Courtesy Scott Christopher
Scott Christopher had 10 minutes to live when he fell on a glass bottle during a baseball game as a 6-year-old. He cut arteries and tendons in his right hand, rendering him unable to pick up a baseball. Still passionate about the sport, Christopher was determined to overcome his injuries and continue playing. He recounts this experience and his rise to professional baseball as an MVP with the Baltimore Orioles following the incident in his 2023 memoir Baseball, Art and Dreams. Christopher will give an author talk and book signing from 1 to 4 pm, March 30 at High Noon General Store (213 Galisteo St. highnoongeneralstore.com) The following interview has been edited for clarity and concision. (Evan Chandler)
What can people who attend the event expect?
There will be Cracker Jacks. Just come on and get your Cracker Jacks and visit. But my intention and hope and dream is that anyone who reads my book…will come out with at least one tool that’s going to add to their enlightenment. My hope is that they will come and visit.
In my talk, I’m just going to highlight what it takes. And there’s different ways. I’ve always thought that the enlightenment of the individual is the center of this medicine wheel, which is yours. It’s not that there’s a set way, but it’s going to show that it’s possible because it shouldn’t have been possible. The guests that come to my talk are going to get an insider view of the book and the game. They will leave knowing that dreams are real, and they will find moments in my talk that they can apply to themselves. I’m using baseball as a metaphor, and people love baseball. They can go, ‘Well, hmm, that’s something to accomplish what he did with a very handicapped hand.’
I imagine after you had tripped and fallen on that bottle, you probably weren’t immediately thinking you were going to be a one-in-a-million case. How does one overcome a major setback and still continue to aim higher?

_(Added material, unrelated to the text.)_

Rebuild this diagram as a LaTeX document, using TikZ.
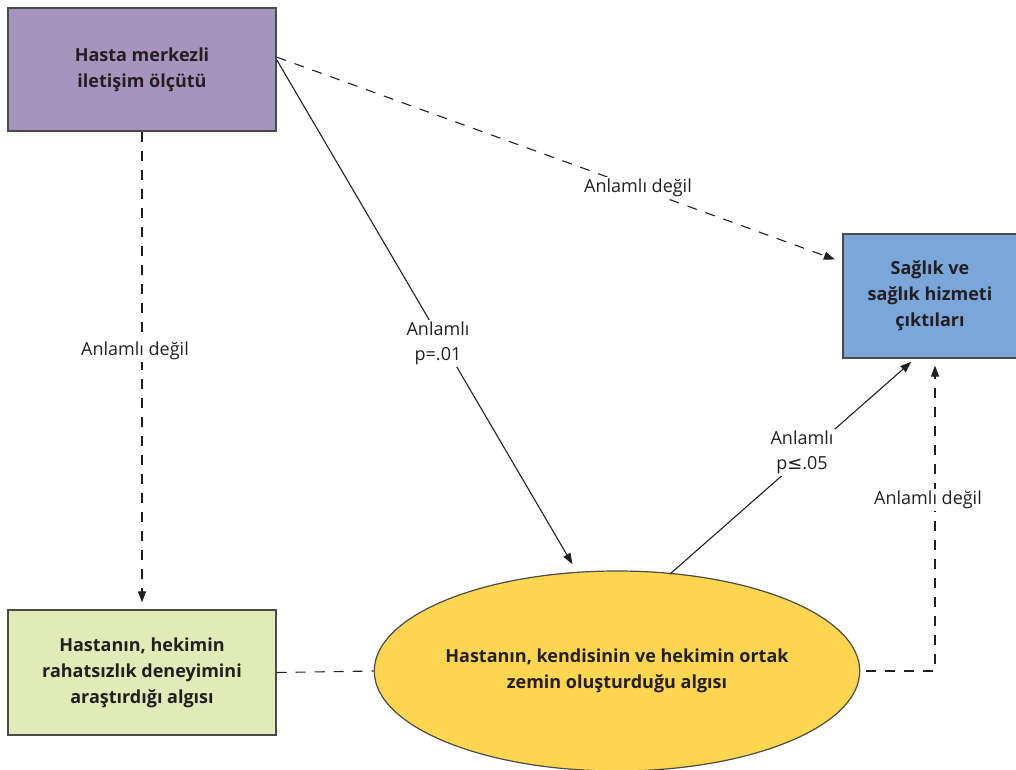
\documentclass[tikz,border=0pt]{standalone}
\usepackage{fontspec}
\setmainfont{Open Sans}
\newfontfamily\symf{DejaVu Sans}
\usetikzlibrary{shapes.geometric,arrows.meta,calc}
\definecolor{purp}{HTML}{A794BE}
\definecolor{blu}{HTML}{7BA6DA}
\definecolor{grn}{HTML}{E0EBB8}
\definecolor{yel}{HTML}{FFD64F}
\definecolor{txt}{HTML}{231F20}
\definecolor{edge}{HTML}{4A4A4A}
\begin{document}
\begin{tikzpicture}[x=1pt,y=-1pt,
  box/.style={draw=edge, line width=1.2pt, align=center, inner sep=0pt,
    font=\bfseries\fontsize{18}{26}\selectfont, text=txt},
  lbl/.style={fill=white, align=center, inner sep=2pt,
    font=\fontsize{18}{25}\selectfont, text=txt},
  conn/.style={line width=1.1pt, draw=txt},
  dsh/.style={conn, dash pattern=on 10pt off 9pt},
  arr/.style={-{Triangle[length=11pt,width=8pt]}}]
\useasboundingbox (0,0) rectangle (1016,770);
\node[box, fill=purp, minimum width=268pt, minimum height=123pt] (hm) at (142,69.5) {Hasta merkezli\\iletişim ölçütü};
\node[box, fill=blu, minimum width=174pt, minimum height=124pt] (sh) at (930,296) {Sağlık ve\\sağlık hizmeti\\çıktıları};
\node[box, fill=grn, minimum width=268pt, minimum height=125pt] (ha) at (142,672.5) {Hastanın, hekimin\\rahatsızlık deneyimini\\araştırdığı algısı};
\node[box, ellipse, fill=yel, minimum width=482pt, minimum height=200pt] (ze) at (617,671) {Hastanın, kendisinin ve hekimin ortak\\zemin oluşturduğu algısı};
% connectors
\coordinate (a1) at ($(hm.north east)!0.4!(hm.south east)$);
\coordinate (a2) at ($(hm.north east)!0.42!(hm.south east)$);
\coordinate (b1) at ($(sh.north west)!0.23!(sh.south west)$);
\coordinate (e1) at ($(ze.center)+(-40,-99)$);
\coordinate (e2) at ($(ze.center)+(53,-97)$);
\coordinate (s1) at ($(sh.south)+(-15,0)$);
\coordinate (s2) at ($(sh.south)+(5,0)$);
\draw[dsh,arr,shorten >=7pt] (hm.south) -- (ha.north);
\draw[dsh,arr,shorten >=8pt] (a1) -- (b1);
\draw[conn,arr,shorten >=9pt] (a2) -- (e1);
\draw[conn,arr,shorten >=5pt] (e2) -- (s1);
\draw[dsh] (ha.east) -- (ze.west);
\draw[dsh,arr,shorten >=7pt] ([xshift=6pt]ze.east) -| (s2);
% labels
\node[lbl] (l1) at (135,351) {Anlamlı değil};
\node[lbl] (l2) at (638,188) {Anlamlı değil};
\node[lbl] (l3) at (438,343) {Anlamlı\\p=.01};
\node[lbl] (l4) at (802,452) {Anlamlı\\p{\symf ≤}.05};
\node[lbl] (l5) at (928,500) {Anlamlı değil};
\end{tikzpicture}
\end{document}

You have to take what life hands you. We’re all given different hands, and some of those gut punches just send you to the canvas. One of the constants in life is change. I couldn’t throw a baseball for two years and playing the game of baseball was basically off the table. And it was something that I loved. I loved athletics and I loved competing. It was just something within me. In rehabilitation, there was so much that my parents had to do, and they were so committed to bringing my hand back to where I could basically use it. There will be these moments in life we all have—whether or not you recognize them is a different story—but the dream I have with my book is that people will become inspired. They can have a handicap and live their dream. They can have dreams and put them in the drawer for a while. They can come up with new dreams. There is absolutely no benchmark.
You make several references in your book to baseball as a ‘magic art.’ What specific elements of the sport appear artistic to you?
To start, the architecture of the stadiums. I would just study them and I would see these different things. You’d have negative space and beautiful structures and the seats and the field itself. My art is abstract and intuitive. It’s a real range, but I do like to put in geometrics and abstracts, and the way a field was designed always intrigued me…In baseball, it’s even in the human part—in what you have to do as an athlete. There are so many players, and there’s so much strategy. There’s a very magical artistic piece to all sports, but in baseball, it was heightened because you got a guy on the mound, he’s coming in and you’ve got to make instantaneous decisions. You’ve got to pick up the rotation. So it’s all art.